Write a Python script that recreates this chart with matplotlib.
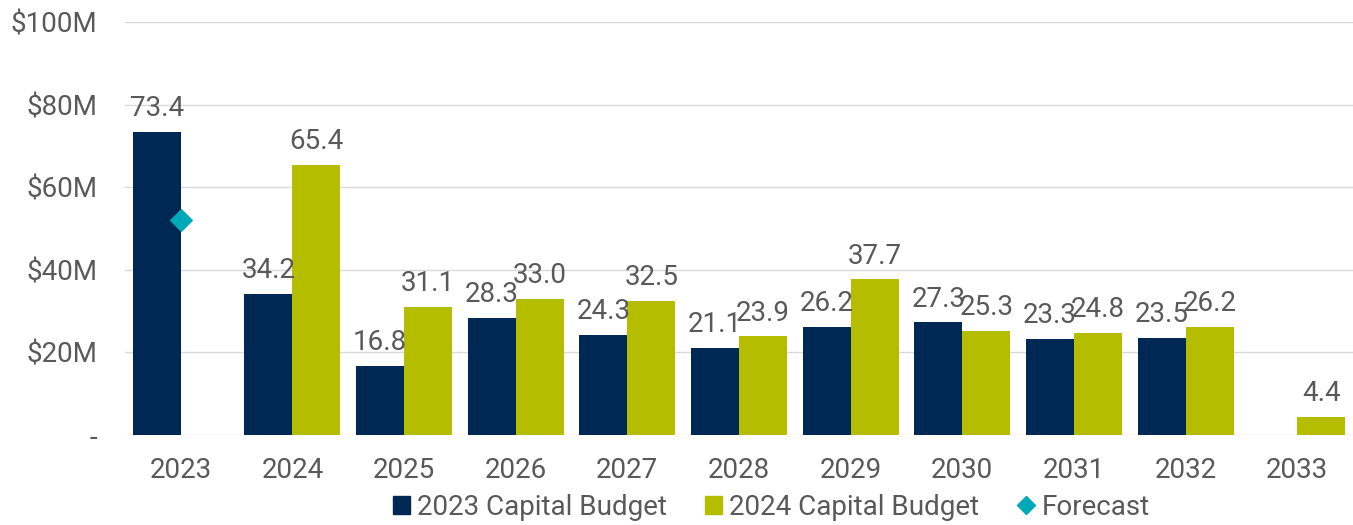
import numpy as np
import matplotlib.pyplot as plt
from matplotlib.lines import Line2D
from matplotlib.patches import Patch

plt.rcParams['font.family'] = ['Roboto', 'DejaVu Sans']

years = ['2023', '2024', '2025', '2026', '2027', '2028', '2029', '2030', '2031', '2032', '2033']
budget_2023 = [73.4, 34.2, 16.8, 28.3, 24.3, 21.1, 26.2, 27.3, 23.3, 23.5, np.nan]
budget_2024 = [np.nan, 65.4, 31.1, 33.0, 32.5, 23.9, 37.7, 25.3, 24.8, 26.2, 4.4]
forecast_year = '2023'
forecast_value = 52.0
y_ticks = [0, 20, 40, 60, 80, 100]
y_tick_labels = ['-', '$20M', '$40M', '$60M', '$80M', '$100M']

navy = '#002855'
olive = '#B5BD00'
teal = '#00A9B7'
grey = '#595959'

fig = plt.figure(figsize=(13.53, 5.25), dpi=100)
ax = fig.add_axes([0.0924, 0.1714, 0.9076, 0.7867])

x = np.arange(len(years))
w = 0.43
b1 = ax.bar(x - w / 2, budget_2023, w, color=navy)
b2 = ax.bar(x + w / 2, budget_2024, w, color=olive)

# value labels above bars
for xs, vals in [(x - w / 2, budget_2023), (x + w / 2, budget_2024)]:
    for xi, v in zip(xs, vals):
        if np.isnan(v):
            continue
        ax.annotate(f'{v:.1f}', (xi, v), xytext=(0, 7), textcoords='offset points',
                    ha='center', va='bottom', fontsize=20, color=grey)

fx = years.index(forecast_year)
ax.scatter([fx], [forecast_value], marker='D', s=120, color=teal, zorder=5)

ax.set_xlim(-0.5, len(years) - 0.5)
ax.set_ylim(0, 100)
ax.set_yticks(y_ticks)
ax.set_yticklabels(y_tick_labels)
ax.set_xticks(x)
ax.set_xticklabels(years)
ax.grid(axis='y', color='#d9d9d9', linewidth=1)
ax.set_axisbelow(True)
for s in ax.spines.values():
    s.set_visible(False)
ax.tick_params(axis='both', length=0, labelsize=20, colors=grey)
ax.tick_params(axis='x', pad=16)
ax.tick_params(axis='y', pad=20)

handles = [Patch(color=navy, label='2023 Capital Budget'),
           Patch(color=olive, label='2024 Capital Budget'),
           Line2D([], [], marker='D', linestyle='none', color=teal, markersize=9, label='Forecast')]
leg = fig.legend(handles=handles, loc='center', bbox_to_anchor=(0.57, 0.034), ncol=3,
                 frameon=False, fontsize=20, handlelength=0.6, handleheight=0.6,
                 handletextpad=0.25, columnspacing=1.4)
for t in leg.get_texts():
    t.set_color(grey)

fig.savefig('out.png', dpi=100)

◇ ◇ ◇

» **What is asked**:
Repeat the lines above exactly, and keep every picture out.

» **Task output**:
Write a Python script that recreates this chart with matplotlib.
import numpy as np
import matplotlib.pyplot as plt
from matplotlib.lines import Line2D
from matplotlib.patches import Patch

plt.rcParams['font.family'] = ['Roboto', 'DejaVu Sans']

years = ['2023', '2024', '2025', '2026', '2027', '2028', '2029', '2030', '2031', '2032', '2033']
budget_2023 = [73.4, 34.2, 16.8, 28.3, 24.3, 21.1, 26.2, 27.3, 23.3, 23.5, np.nan]
budget_2024 = [np.nan, 65.4, 31.1, 33.0, 32.5, 23.9, 37.7, 25.3, 24.8, 26.2, 4.4]
forecast_year = '2023'
forecast_value = 52.0
y_ticks = [0, 20, 40, 60, 80, 100]
y_tick_labels = ['-', '$20M', '$40M', '$60M', '$80M', '$100M']

navy = '#002855'
olive = '#B5BD00'
teal = '#00A9B7'
grey = '#595959'

fig = plt.figure(figsize=(13.53, 5.25), dpi=100)
ax = fig.add_axes([0.0924, 0.1714, 0.9076, 0.7867])

x = np.arange(len(years))
w = 0.43
b1 = ax.bar(x - w / 2, budget_2023, w, color=navy)
b2 = ax.bar(x + w / 2, budget_2024, w, color=olive)

# value labels above bars
for xs, vals in [(x - w / 2, budget_2023), (x + w / 2, budget_2024)]:
    for xi, v in zip(xs, vals):
        if np.isnan(v):
            continue
        ax.annotate(f'{v:.1f}', (xi, v), xytext=(0, 7), textcoords='offset points',
                    ha='center', va='bottom', fontsize=20, color=grey)

fx = years.index(forecast_year)
ax.scatter([fx], [forecast_value], marker='D', s=120, color=teal, zorder=5)

ax.set_xlim(-0.5, len(years) - 0.5)
ax.set_ylim(0, 100)
ax.set_yticks(y_ticks)
ax.set_yticklabels(y_tick_labels)
ax.set_xticks(x)
ax.set_xticklabels(years)
ax.grid(axis='y', color='#d9d9d9', linewidth=1)
ax.set_axisbelow(True)
for s in ax.spines.values():
    s.set_visible(False)
ax.tick_params(axis='both', length=0, labelsize=20, colors=grey)
ax.tick_params(axis='x', pad=16)
ax.tick_params(axis='y', pad=20)

handles = [Patch(color=navy, label='2023 Capital Budget'),
           Patch(color=olive, label='2024 Capital Budget'),
           Line2D([], [], marker='D', linestyle='none', color=teal, markersize=9, label='Forecast')]
leg = fig.legend(handles=handles, loc='center', bbox_to_anchor=(0.57, 0.034), ncol=3,
                 frameon=False, fontsize=20, handlelength=0.6, handleheight=0.6,
                 handletextpad=0.25, columnspacing=1.4)
for t in leg.get_texts():
    t.set_color(grey)

fig.savefig('out.png', dpi=100)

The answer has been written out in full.